### [SOURCE DATA]
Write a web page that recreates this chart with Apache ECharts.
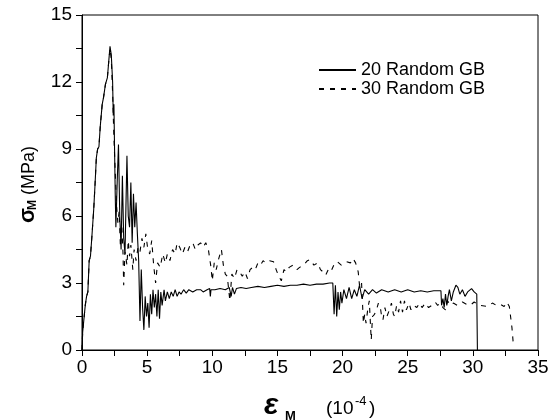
<!DOCTYPE html>
<html>
<head>
<meta charset="utf-8">
<script src="https://cdn.jsdelivr.net/npm/echarts@6/dist/echarts.min.js"></script>
<style>
  html, body { margin: 0; padding: 0; background: #fff; }
  #chart { width: 553px; height: 420px; }
</style>
</head>
<body>
<div id="chart"></div>
<script>
// strain (10^-4) / stress (MPa)
const strain20 = [0, 0.05, 0.2, 0.25, 0.35, 0.45, 0.55, 0.65, 0.75, 0.9, 1.0, 1.1, 1.2, 1.3, 1.4, 1.55, 1.65, 1.8, 1.95, 2.05, 2.15, 2.25, 2.35, 2.4, 2.45, 2.5, 2.55, 2.6, 2.7, 2.8, 2.9, 3.0, 3.1, 3.2, 3.3, 3.45, 3.55, 3.65, 3.75, 3.85, 3.95, 4.05, 4.15, 4.25, 4.35, 4.45, 4.55, 4.65, 4.75, 4.85, 4.95, 5.05, 5.15, 5.25, 5.35, 5.45, 5.55, 5.65, 5.75, 5.85, 5.95, 6.05, 6.15, 6.3, 6.4, 6.55, 6.7, 6.85, 7.0, 7.15, 7.3, 7.45, 7.6, 7.8, 8.0, 8.2, 8.5, 8.8, 9.1, 9.3, 9.6, 9.8, 9.85, 9.9, 10.2, 10.6, 11.0, 11.3, 11.45, 11.55, 11.7, 11.85, 12.2, 12.6, 13.0, 13.5, 14.0, 14.5, 15.0, 15.5, 16.0, 16.5, 17.0, 17.5, 18.0, 18.5, 19.0, 19.25, 19.35, 19.45, 19.55, 19.65, 19.75, 19.85, 19.95, 20.1, 20.3, 20.5, 20.7, 20.9, 21.1, 21.3, 21.5, 21.7, 22.0, 22.3, 22.6, 23.0, 23.5, 24.0, 24.5, 25.0, 25.5, 26.0, 26.5, 27.0, 27.55, 27.6, 27.7, 27.8, 27.9, 28.0, 28.1, 28.2, 28.35, 28.5, 28.7, 28.85, 29.0, 29.2, 29.4, 29.6, 29.9, 30.1, 30.3, 30.35];
const stress20 = [0, 0.8, 0.8, 2.0, 2.4, 2.6, 4.0, 4.2, 5.0, 6.3, 7.4, 8.6, 9.0, 9.1, 10.0, 11.0, 11.3, 11.9, 12.2, 12.9, 13.6, 13.2, 12.0, 10.5, 11.0, 9.0, 7.0, 5.5, 7.5, 9.2, 6.0, 4.5, 7.8, 5.0, 4.3, 8.7, 6.0, 5.5, 7.5, 4.8, 7.0, 5.5, 6.6, 5.2, 4.0, 1.3, 3.6, 1.9, 0.9, 2.4, 1.5, 2.1, 1.0, 2.5, 1.6, 2.7, 1.9, 2.5, 1.5, 2.7, 1.4, 2.6, 2.0, 2.7, 2.2, 2.6, 2.3, 2.6, 2.4, 2.7, 2.4, 2.6, 2.5, 2.7, 2.55, 2.7, 2.6, 2.7, 2.7, 2.6, 2.7, 2.75, 2.4, 2.7, 2.7, 2.75, 2.7, 2.8, 2.4, 2.8, 2.5, 2.75, 2.8, 2.75, 2.8, 2.85, 2.8, 2.85, 2.9, 2.85, 2.9, 2.9, 2.95, 2.9, 2.95, 2.95, 3.0, 3.0, 1.6, 2.9, 1.5, 2.6, 1.8, 2.6, 2.1, 2.7, 2.3, 2.8, 2.3, 2.7, 2.4, 2.9, 2.3, 2.7, 2.5, 2.7, 2.55, 2.7, 2.6, 2.7, 2.6, 2.7, 2.6, 2.65, 2.6, 2.65, 2.65, 2.0, 2.3, 1.9, 2.5, 2.0, 2.4, 2.7, 2.2, 2.6, 2.9, 2.8, 2.5, 2.7, 2.4, 2.6, 2.75, 2.6, 2.5, 0];

const strain30 = [0, 0.05, 0.2, 0.25, 0.35, 0.45, 0.55, 0.65, 0.75, 0.9, 1.0, 1.1, 1.2, 1.3, 1.4, 1.55, 1.65, 1.8, 1.95, 2.05, 2.15, 2.25, 2.35, 2.45, 2.55, 2.65, 2.75, 2.85, 2.95, 3.05, 3.15, 3.2, 3.3, 3.45, 3.55, 3.65, 3.75, 3.9, 4.0, 4.15, 4.3, 4.45, 4.6, 4.75, 4.9, 5.05, 5.2, 5.35, 5.5, 5.65, 5.8, 6.0, 6.2, 6.4, 6.55, 6.75, 6.95, 7.15, 7.3, 7.5, 7.7, 7.9, 8.1, 8.3, 8.5, 8.7, 8.9, 9.1, 9.3, 9.5, 9.7, 9.9, 10.0, 10.15, 10.3, 10.5, 10.7, 10.85, 11.0, 11.15, 11.35, 11.5, 11.7, 11.9, 12.1, 12.3, 12.5, 12.7, 12.9, 13.1, 13.3, 13.5, 13.7, 13.9, 14.1, 14.4, 14.7, 14.9, 15.1, 15.3, 15.5, 15.7, 15.9, 16.2, 16.5, 16.7, 17.0, 17.3, 17.5, 17.8, 18.1, 18.3, 18.5, 18.7, 18.9, 19.1, 19.4, 19.6, 19.9, 20.1, 20.3, 20.6, 20.8, 21.0, 21.2, 21.3, 21.45, 21.6, 21.7, 21.8, 21.95, 22.05, 22.2, 22.3, 22.45, 22.6, 22.75, 22.9, 23.0, 23.1, 23.25, 23.4, 23.6, 23.75, 23.9, 24.0, 24.15, 24.3, 24.45, 24.6, 24.75, 24.9, 25.1, 25.25, 25.45, 25.7, 25.9, 26.1, 26.35, 26.6, 26.85, 27.1, 27.3, 27.5, 27.7, 27.9, 28.05, 28.3, 28.5, 28.8, 29.2, 29.5, 29.8, 30.1, 30.5, 31.1, 31.5, 31.8, 32.1, 32.4, 32.6, 32.8, 33.0, 33.1];
const stress30 = [0, 0.8, 0.8, 2.0, 2.4, 2.6, 4.0, 4.2, 5.0, 6.3, 7.4, 8.6, 9.0, 9.1, 10.0, 11.0, 11.3, 11.9, 12.2, 12.9, 13.5, 13.0, 11.5, 9.5, 8.0, 6.5, 5.7, 6.2, 4.6, 5.6, 4.3, 2.9, 4.4, 3.8, 4.9, 4.2, 4.7, 3.6, 4.5, 4.0, 4.6, 4.4, 5.0, 4.6, 5.2, 4.5, 4.3, 4.9, 3.8, 3.0, 3.9, 3.7, 4.3, 3.9, 4.3, 4.0, 4.5, 4.3, 4.8, 4.6, 4.3, 4.6, 4.4, 4.7, 4.8, 4.5, 4.7, 4.8, 4.6, 4.8, 4.5, 3.7, 3.1, 3.9, 3.6, 4.1, 4.5, 3.8, 3.4, 3.3, 2.2, 3.4, 3.2, 3.6, 3.5, 3.3, 3.5, 3.2, 3.6, 3.7, 3.6, 3.9, 3.8, 4.0, 3.9, 4.0, 3.95, 3.6, 3.3, 3.1, 3.6, 3.5, 3.7, 3.8, 3.6, 3.7, 3.8, 4.0, 4.05, 3.8, 3.9, 3.6, 3.5, 3.35, 3.6, 3.5, 3.9, 3.95, 3.8, 3.9, 3.95, 3.9, 4.1, 3.9, 3.5, 2.9, 3.1, 1.2, 1.6, 1.2, 1.9, 2.2, 0.45, 1.5, 1.6, 1.8, 2.1, 1.9, 1.5, 1.35, 1.9, 1.5, 1.8, 2.1, 1.6, 1.5, 2.0, 1.7, 2.2, 1.7, 2.2, 1.8, 2.1, 1.8, 2.0, 1.9, 2.1, 1.9, 2.1, 1.9, 2.0, 2.15, 2.0, 2.1, 1.9, 1.8, 2.2, 2.0, 2.1, 2.0, 2.15, 2.05, 2.0, 2.15, 2.0, 1.95, 2.1, 2.0, 2.05, 1.95, 2.15, 1.95, 1.0, 0.3];

const seriesNames = ['20 Random GB', '30 Random GB'];
const xTicks = { min: 0, max: 35, interval: 5 };
const yTicks = { min: 0, max: 15, interval: 3 };

const font = 'Arial, "Liberation Sans", sans-serif';
const chart = echarts.init(document.getElementById('chart'));

function axis(t, margin) {
  return {
    type: 'value',
    min: t.min, max: t.max, interval: t.interval,
    axisLine: { show: true, lineStyle: { color: '#000', width: 1 } },
    axisTick: { show: true, inside: false, length: 6, lineStyle: { color: '#000' } },
    minorTick: { show: true, splitNumber: 2, length: 6, lineStyle: { color: '#000' } },
    splitLine: { show: false },
    axisLabel: { color: '#000', fontSize: 19, fontFamily: font, margin: margin }
  };
}

const option = {
  animation: false,
  backgroundColor: '#fff',
  grid: { left: 82, right: 15, top: 15, bottom: 70, show: true, borderColor: '#000', borderWidth: 1 },
  xAxis: axis(xTicks, 8),
  yAxis: axis(yTicks, 10),
  legend: {
    data: seriesNames,
    orient: 'vertical',
    left: 318, top: 61, padding: 0,
    itemWidth: 37, itemHeight: 12, itemGap: 1,
    itemStyle: { opacity: 0 },
    textStyle: { color: '#000', fontSize: 18, fontFamily: font }
  },
  series: [
    {
      name: seriesNames[0], type: 'line', symbol: 'none',
      data: strain20.map((x, i) => [x, stress20[i]]),
      itemStyle: { color: '#000' },
      lineStyle: { color: '#000', width: 1.1 }
    },
    {
      name: seriesNames[1], type: 'line', symbol: 'none',
      data: strain30.map((x, i) => [x, stress30[i]]),
      itemStyle: { color: '#000' },
      lineStyle: { color: '#000', width: 1.1, type: [5, 6] }
    }
  ],
  graphic: [
    // y axis title, rotated
    {
      type: 'group', x: 28, y: 223, rotation: Math.PI / 2,
      children: [
        { type: 'text', x: 0, y: 0, style: { text: 'σ', font: 'bold 22px ' + font, fill: '#000', textAlign: 'left', textVerticalAlign: 'middle' } },
        { type: 'text', x: 13, y: 5, style: { text: 'M', font: 'bold 12px ' + font, fill: '#000', textAlign: 'left', textVerticalAlign: 'middle' } },
        { type: 'text', x: 28, y: 1, style: { text: '(MPa)', font: '18px ' + font, fill: '#000', textAlign: 'left', textVerticalAlign: 'middle' } }
      ]
    },
    // x axis title
    { type: 'text', left: 264, top: 391, style: { text: 'ε', font: 'italic bold 30px ' + font, fill: '#000' } },
    { type: 'text', left: 285, top: 410, style: { text: 'M', font: 'bold 13px ' + font, fill: '#000' } },
    { type: 'text', left: 326, top: 399, style: { text: '(10', font: '19px ' + font, fill: '#000' } },
    { type: 'text', left: 355, top: 395, style: { text: '-4', font: '13px ' + font, fill: '#000' } },
    { type: 'text', left: 369, top: 399, style: { text: ')', font: '19px ' + font, fill: '#000' } }
  ]
};

chart.setOption(option);
</script>
</body>
</html>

### [TASK GOAL]
Your task is to restate word for word the lines from the top of the data to the line containing "2.6, 2.5, 0];", both ends included, with every picture left out.

### [EXERCISE SOLUTION]
Write a web page that recreates this chart with Apache ECharts.
<!DOCTYPE html>
<html>
<head>
<meta charset="utf-8">
<script src="https://cdn.jsdelivr.net/npm/echarts@6/dist/echarts.min.js"></script>
<style>
  html, body { margin: 0; padding: 0; background: #fff; }
  #chart { width: 553px; height: 420px; }
</style>
</head>
<body>
<div id="chart"></div>
<script>
// strain (10^-4) / stress (MPa)
const strain20 = [0, 0.05, 0.2, 0.25, 0.35, 0.45, 0.55, 0.65, 0.75, 0.9, 1.0, 1.1, 1.2, 1.3, 1.4, 1.55, 1.65, 1.8, 1.95, 2.05, 2.15, 2.25, 2.35, 2.4, 2.45, 2.5, 2.55, 2.6, 2.7, 2.8, 2.9, 3.0, 3.1, 3.2, 3.3, 3.45, 3.55, 3.65, 3.75, 3.85, 3.95, 4.05, 4.15, 4.25, 4.35, 4.45, 4.55, 4.65, 4.75, 4.85, 4.95, 5.05, 5.15, 5.25, 5.35, 5.45, 5.55, 5.65, 5.75, 5.85, 5.95, 6.05, 6.15, 6.3, 6.4, 6.55, 6.7, 6.85, 7.0, 7.15, 7.3, 7.45, 7.6, 7.8, 8.0, 8.2, 8.5, 8.8, 9.1, 9.3, 9.6, 9.8, 9.85, 9.9, 10.2, 10.6, 11.0, 11.3, 11.45, 11.55, 11.7, 11.85, 12.2, 12.6, 13.0, 13.5, 14.0, 14.5, 15.0, 15.5, 16.0, 16.5, 17.0, 17.5, 18.0, 18.5, 19.0, 19.25, 19.35, 19.45, 19.55, 19.65, 19.75, 19.85, 19.95, 20.1, 20.3, 20.5, 20.7, 20.9, 21.1, 21.3, 21.5, 21.7, 22.0, 22.3, 22.6, 23.0, 23.5, 24.0, 24.5, 25.0, 25.5, 26.0, 26.5, 27.0, 27.55, 27.6, 27.7, 27.8, 27.9, 28.0, 28.1, 28.2, 28.35, 28.5, 28.7, 28.85, 29.0, 29.2, 29.4, 29.6, 29.9, 30.1, 30.3, 30.35];
const stress20 = [0, 0.8, 0.8, 2.0, 2.4, 2.6, 4.0, 4.2, 5.0, 6.3, 7.4, 8.6, 9.0, 9.1, 10.0, 11.0, 11.3, 11.9, 12.2, 12.9, 13.6, 13.2, 12.0, 10.5, 11.0, 9.0, 7.0, 5.5, 7.5, 9.2, 6.0, 4.5, 7.8, 5.0, 4.3, 8.7, 6.0, 5.5, 7.5, 4.8, 7.0, 5.5, 6.6, 5.2, 4.0, 1.3, 3.6, 1.9, 0.9, 2.4, 1.5, 2.1, 1.0, 2.5, 1.6, 2.7, 1.9, 2.5, 1.5, 2.7, 1.4, 2.6, 2.0, 2.7, 2.2, 2.6, 2.3, 2.6, 2.4, 2.7, 2.4, 2.6, 2.5, 2.7, 2.55, 2.7, 2.6, 2.7, 2.7, 2.6, 2.7, 2.75, 2.4, 2.7, 2.7, 2.75, 2.7, 2.8, 2.4, 2.8, 2.5, 2.75, 2.8, 2.75, 2.8, 2.85, 2.8, 2.85, 2.9, 2.85, 2.9, 2.9, 2.95, 2.9, 2.95, 2.95, 3.0, 3.0, 1.6, 2.9, 1.5, 2.6, 1.8, 2.6, 2.1, 2.7, 2.3, 2.8, 2.3, 2.7, 2.4, 2.9, 2.3, 2.7, 2.5, 2.7, 2.55, 2.7, 2.6, 2.7, 2.6, 2.7, 2.6, 2.65, 2.6, 2.65, 2.65, 2.0, 2.3, 1.9, 2.5, 2.0, 2.4, 2.7, 2.2, 2.6, 2.9, 2.8, 2.5, 2.7, 2.4, 2.6, 2.75, 2.6, 2.5, 0];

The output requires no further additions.